Clara Bow herself, the “It” girl of Hollywood in the Roaring Twenties (a sobriquet coined for her by none other than Elinor Glyn) owed her head of bubbling red curls to her Anglo-Irish and Scottish ancestry. Bow emerged from a childhood and adolescence of great hardship and tragedy with an underlying sense of herself as being set apart and thus extremely vulnerable, which she sought to disguise for all she was worth. She spoke of herself as being awkward and funny-faced and was teased for her coppery ringlets at school as many redheaded children are, yet in front of a camera she had “It” and to spare. Hollywood, and America, had discovered the redhead.
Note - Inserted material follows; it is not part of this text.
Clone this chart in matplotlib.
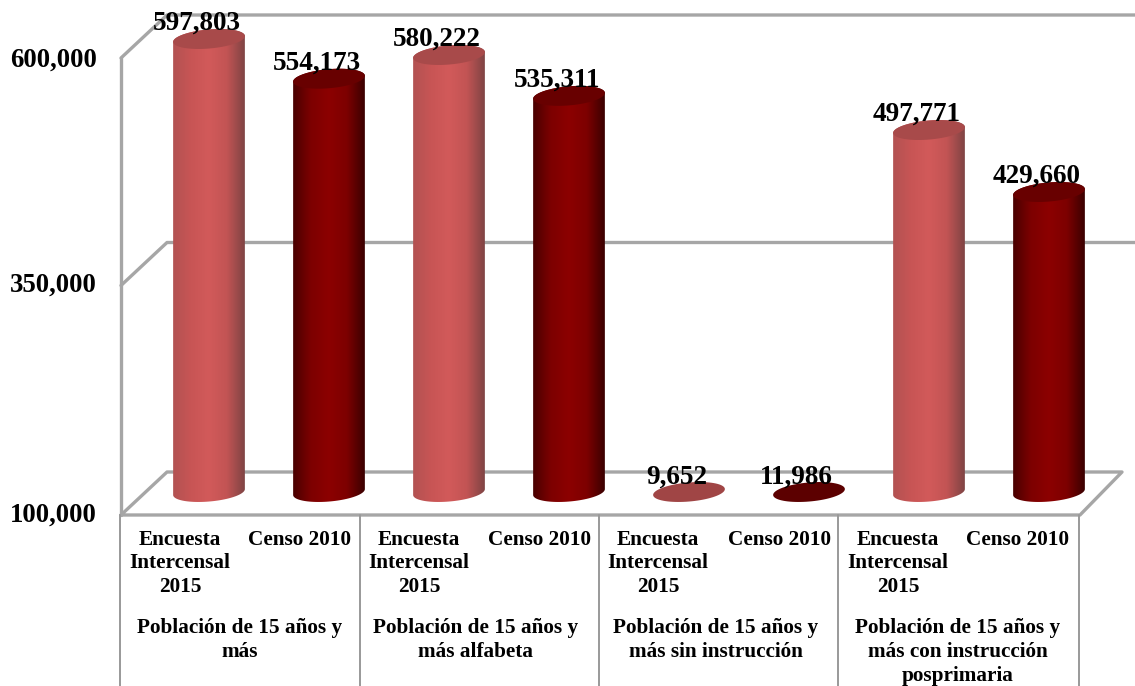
import numpy as np
import matplotlib
matplotlib.use('Agg')
import matplotlib.pyplot as plt
from matplotlib.colors import LinearSegmentedColormap
from matplotlib.patches import PathPatch
from matplotlib.path import Path
from matplotlib.transforms import Affine2D

groups = ['Población de 15 años y\nmás',
          'Población de 15 años y\nmás alfabeta',
          'Población de 15 años y\nmás sin instrucción',
          'Población de 15 años y\nmás con instrucción\nposprimaria']
series = ['Encuesta\nIntercensal\n2015', 'Censo 2010']
encuesta = [597803, 580222, 9652, 497771]
censo = [554173, 535311, 11986, 429660]
yticks = [100000, 350000, 600000]

W, H = 1135, 686
ppv = 0.00091   # pixels per person
unit = 120.0    # pixels per bar slot
y0 = 513        # pixel of 100,000 on the front wall
x0 = 180        # pixel of first bar slot

plt.rcParams['font.family'] = ['Liberation Serif', 'DejaVu Serif']
plt.rcParams['font.weight'] = 'bold'

fig = plt.figure(figsize=(W / 100, H / 100), dpi=100)
ax = fig.add_axes([0, 0, 1, 1])
ax.set_axis_off()

# pixel coordinates for the chart furniture, y going down
px = Affine2D().scale(1, -1).translate(0, H)
grey = '#a6a6a6'


def ypx(v):
    return y0 - (v - 100000) * ppv


def line(xs, ys, lw=2.4, color=grey):
    ax.plot(xs, ys, color=color, lw=lw, transform=px, solid_capstyle='round', zorder=1)


# walls and gridlines
for v in yticks[1:]:
    line([121, 167, W], [ypx(v), ypx(v) - 43, ypx(v) - 43])
line([121, 121], [ypx(600000), 515])
line([121, 167, 1122, 1080, 121], [515, 472, 472, 515, 515])
for x in [120, 360, 599, 838, 1079]:
    line([x, x], [515, H], lw=1.4, color='#999999')

light = LinearSegmentedColormap.from_list('light', ['#b25252', '#c85555', '#d25a5a', '#c25454', '#7f4444'])
dark = LinearSegmentedColormap.from_list('dark', ['#4a0000', '#7d0000', '#8c0000', '#7d0000', '#3a0000'])
grad = np.linspace(0, 1, 256).reshape(1, -1)


def outline(xc, v, t):
    # tilted ellipse of the cylinder end, in data units
    a, b, tilt = 36.0, 9.5, np.radians(5)
    ex = a * np.cos(t) * np.cos(tilt) + b * np.sin(t) * np.sin(tilt)
    ey = a * np.cos(t) * np.sin(tilt) - b * np.sin(t) * np.cos(tilt)
    return xc + (ex + 29) / unit, v + (ey + 21) / ppv


def cylinder(i, value, cmap, topcolor, smallcolor):
    base = 100000
    if value <= base:
        xs, ys = outline(i, base, np.linspace(0, 2 * np.pi, 80))
        ax.fill(xs, ys, color=smallcolor, lw=0, zorder=3)
        return base
    # lower half of the base, then upper half of the top
    xb, yb = outline(i, base, np.linspace(0, np.pi, 50))
    xt, yt = outline(i, value, np.linspace(np.pi, 2 * np.pi, 50))
    verts = np.column_stack([np.r_[xb, xt], np.r_[yb, yt]])
    im = ax.imshow(grad, cmap=cmap, aspect='auto', zorder=3, interpolation='bilinear',
                   extent=[verts[:, 0].min(), verts[:, 0].max(), verts[:, 1].min(), verts[:, 1].max()])
    im.set_clip_path(PathPatch(Path(verts), transform=ax.transData))
    xs, ys = outline(i, value, np.linspace(0, 2 * np.pi, 80))
    ax.fill(xs, ys, color=topcolor, lw=0, zorder=4)
    return value


for g in range(4):
    for s, (vals, cmap, tc, sc) in enumerate([(encuesta, light, '#a84a4a', '#a04545'),
                                              (censo, dark, '#680000', '#5c0000')]):
        i = 2 * g + s
        top = cylinder(i, vals[g], cmap, tc, sc)
        up = 36 if vals[g] <= 100000 else 37
        ax.annotate(f'{vals[g]:,}', (i, top), xytext=(12, up * 0.72),
                    textcoords='offset points', ha='center', va='center', fontsize=19.5,
                    color='black', zorder=6)

ax.set_xlim(-x0 / unit, (W - x0) / unit)
ax.set_ylim(100000 - (H - y0) / ppv, 100000 + y0 / ppv)

for v in yticks:
    ax.text(97, ypx(v) + (0 if v == 350000 else 2), f'{v:,}', transform=px, ha='right', va='center',
            fontsize=19.3, color='black')

ser_x = [[180, 300], [419, 539], [658, 779], [898, 1018]]
grp_x = [240, 476, 716, 958]
for g in range(4):
    ax.text(ser_x[g][0], 530, series[0], transform=px, ha='center', va='top', fontsize=15.3,
            linespacing=1.22, color='black')
    ax.text(ser_x[g][1], 530, series[1], transform=px, ha='center', va='top', fontsize=15.3,
            linespacing=1.22, color='black')
    ax.text(grp_x[g], 618, groups[g], transform=px, ha='center', va='top', fontsize=15.3,
            linespacing=1.25, color='black')

fig.savefig('out.png', dpi=100)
It is one thing to have your hair color as a badge of your underclass status in the Old World. It is quite another to carry it as a marker of your identity into the New. Transpose red hair into this environment and it comes to mean something completely different. It becomes a mark of authenticity as well as of identity. Rather than a stigma, it becomes something to celebrate, a bold visual claim to your heritage and history. And it must be remembered that in America there was already an underclass, marked out by the color not of its hair but of its skin. Immigrants from the Old World might indeed be regarded as of lowly social caste by those white-skinned Americans born in the New World, just as the Irish has been by the Anglo-Irish in the Old. They might still suffer what Noel Ignatiev in his How the Irish Became White defines as the “hallmark of racial aggression, the reduction of all members of the oppressed group to one undifferentiated social status.” But whereas in the Old World there had been no buffer, no slave community beneath them, in America there was. In fact there were two: first the black community, and then as another wave of immigrants reached the New World from the Old, Russian Jews fleeing the pogroms of the 1880s.